As he compared the Berbice River Bridge (BRB) to the Demerara Harbour Bridge (DHB), Ali said that the tolls established in 2008 were determined by a number of variables, including the projected vehicular traffic and that a fare structure change may result in a collapse of the company.
“Assuming that the past traffic flows reflect future flows, if the proposed rates are applied the Berbice River Bridge Company would be forced by this parliament to make a loss and face possible bankruptcy,” he said.
“Additionally the country would suffer and harm the prospect of attracting similar investment in the future with government having to finance major infrastructure projects…this will be tantamount to disrespect to the rights of the private sector to be free to invest in Guyana and be guaranteed that the rules of law and their legitimate expectations are upheld,” he added.

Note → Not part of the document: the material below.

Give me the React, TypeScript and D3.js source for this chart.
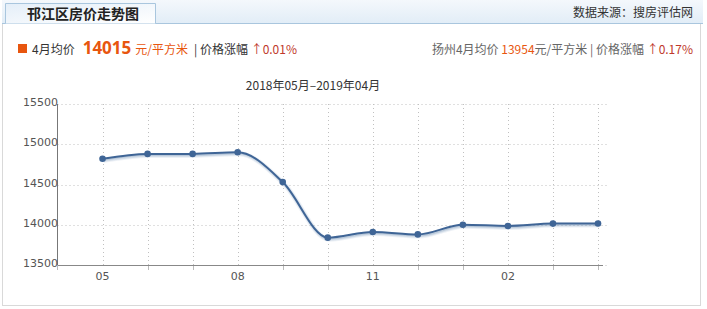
import React from "react";
import * as d3 from "d3";

const months = ["05", "06", "07", "08", "09", "10", "11", "12", "01", "02", "03", "04"];
const prices = [14820, 14880, 14880, 14900, 14530, 13840, 13910, 13880, 14000, 13985, 14014, 14015];
const labeledMonths = ["05", "08", "11", "02"];
const yTicks = [13500, 14000, 14500, 15000, 15500];

const cjk = "'Noto Sans CJK SC', 'Noto Sans', sans-serif";
const num = "'DejaVu Sans', sans-serif";
const orange = "#e8560f";
const red = "#c0392b";
const lineColor = "#3f6596";

export default function App() {
  const x = d3.scaleLinear().domain([-1, months.length - 1]).range([57.5, 598]);
  const y = d3.scaleLinear().domain([13500, 15500]).range([265, 104]);
  const pts: [number, number][] = prices.map((p, i) => [x(i), y(p)]);
  const line = d3.line().curve(d3.curveMonotoneX)(pts) || "";
  const left = x(-1);
  const right = 607;
  const axisRight = 603;

  return (
    <svg width={707} height={309} style={{ position: "absolute", left: 0, top: 0 }}>
      <defs>
        <linearGradient id="hdr" x1="0" y1="0" x2="0" y2="1">
          <stop offset="0" stopColor="#f4f8fc" />
          <stop offset="1" stopColor="#e2edf7" />
        </linearGradient>
        <linearGradient id="tab" x1="0" y1="0" x2="1" y2="1">
          <stop offset="0" stopColor="#e4eef8" />
          <stop offset="1" stopColor="#ffffff" />
        </linearGradient>
      </defs>
      <rect x={0} y={0} width={707} height={309} fill="#fff" />
      {/* outer frame */}
      <rect x={2.5} y={10.5} width={698} height={295} fill="#fff" stroke="#d9d9d9" />
      {/* header bar */}
      <rect x={2} y={0} width={701} height={23} fill="url(#hdr)" />
      <line x1={2} x2={703} y1={23.5} y2={23.5} stroke="#a9c6de" />
      <path d="M5.5,23.5 V3.5 H155.5 V23.5" fill="url(#tab)" stroke="#a9c6de" />
      <text x={27} y={19} fontFamily={cjk} fontSize={14} fontWeight="bold" fill="#222">
        邗江区房价走势图
      </text>
      <text x={693} y={17} textAnchor="end" fontFamily={cjk} fontSize={12} fill="#333">
        数据来源：搜房评估网
      </text>

      {/* summary line */}
      <rect x={18} y={44} width={9} height={9} fill={orange} />
      <text x={32} y={54} fontFamily={cjk} fontSize={12} fill="#333">
        4月均价
        <tspan dx={8} fontSize={17} fontWeight="bold" fill={orange} fontFamily={"'Open Sans', " + cjk}>14015</tspan>
        <tspan dx={4} fill={orange}>元/平方米</tspan>
        <tspan dx={6} fill="#333">| 价格涨幅 </tspan>
        <tspan fill={red}>↑0.01%</tspan>
      </text>
      <text x={693} y={54} textAnchor="end" fontFamily={cjk} fontSize={12} fill="#666">
        扬州4月均价 <tspan fill={orange}>13954</tspan>元/平方米 | 价格涨幅 <tspan fill={red}>↑0.17%</tspan>
      </text>

      {/* chart title */}
      <text x={313} y={90} textAnchor="middle" fontFamily={cjk} fontSize={12} fill="#333">
        2018年05月–2019年04月
      </text>

      {/* grid */}
      {yTicks.map((t) => (
        <line key={"h" + t} x1={left} x2={right} y1={Math.round(y(t)) + 0.5} y2={Math.round(y(t)) + 0.5}
          stroke="#c0c0c0" strokeDasharray="1,3" />
      ))}
      {months.map((m, i) => (
        <line key={"v" + m} x1={Math.round(x(i)) + 0.5} x2={Math.round(x(i)) + 0.5} y1={104} y2={265}
          stroke="#c0c0c0" strokeDasharray="1,3" />
      ))}

      {/* axes */}
      <line x1={left} x2={left} y1={104} y2={265} stroke="#777" />
      <line x1={left} x2={axisRight} y1={265.5} y2={265.5} stroke="#888" />
      <line x1={left} x2={left} y1={265} y2={270} stroke="#bbb" />
      {months.map((m, i) =>
        labeledMonths.includes(m) ? null : (
          <line key={"t" + m} x1={Math.round(x(i)) + 0.5} x2={Math.round(x(i)) + 0.5} y1={266} y2={270} stroke="#bbb" />
        )
      )}
      {yTicks.map((t) => (
        <text key={"yl" + t} x={58} y={y(t) + 2} textAnchor="end" fontFamily={num} fontSize={11} fill="#555">
          {t}
        </text>
      ))}
      {months.map((m, i) =>
        labeledMonths.includes(m) ? (
          <text key={"xl" + m} x={x(i)} y={280} textAnchor="middle" fontFamily={num} fontSize={11} fill="#555">
            {m}
          </text>
        ) : null
      )}

      {/* series shadow */}
      {[5, 3, 1].map((w, k) => (
        <path key={"s" + w} d={line} fill="none" stroke="#6f8fb5" strokeOpacity={0.12 + k * 0.08}
          strokeWidth={w} transform="translate(1,1.5)" strokeLinejoin="round" />
      ))}
      <path d={line} fill="none" stroke={lineColor} strokeWidth={2} strokeLinejoin="round" />
      {pts.map((p, i) => (
        <circle key={"c" + i} cx={p[0]} cy={p[1]} r={3.3} fill={lineColor} />
      ))}
    </svg>
  );
}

Dr. Veerasammy Ramayya, speaking for the AFC, lamented the pressure and daily financial stresses Berbicians face in having to pay the fares. He said that his party also believes that the tolls are way too much and should be lowered.
He recommended to government that free buses be provided for students if the toll would not be reduced and that the ferry service be reintroduced as an alternative for Berbice commuters.
APNU’s Amna Ally told the house that while government parliamentarians heckle and tease about the DHB as compared to the BRB, the evidence was there to show how much the former has benefitted Guyanese.
“I do not stand here to make a comparison between the Demerara Harbour Bridge and the Berbice River Bridge. But how can one justify the rates charged by the Berbice River Bridge as against the Demerara Harbour Bridge….who has a car like mine pay $200 at the Demerara Harbour Bridge but on the Berbice Bridge that same car is $4,000. I wonder what could be the justification for that?” she asked.
Ally, herself an educator, also lamented the difficulty of parents and students in paying the high fares daily as she pleaded with government to agree with the motion. “I urge the government to consider our nation’s children’s future, the future of our young people and subscribe to the opposition’s motion to reduce the cost of the Berbice Bridge toll or to advise the Company to so comply. Time for excuses has run out…we want the bridge toll to be reduced nothing more nothing less and if you want to make it a political issue then so be it,” she contended.
The House was plunged into darkness during Ally’s presentation as a result of a power outage. This led Ally to declare “Gosh this is a sign of the dark days to come under this PPP government,” much to the giggles of the opposition but noisy rebuttals from the government side. Shortly after, Parliament’s generator kicked in and Ally thanked Prime Minister Samuel Hinds, who she felt had a role to play in the return of power to the National Assembly.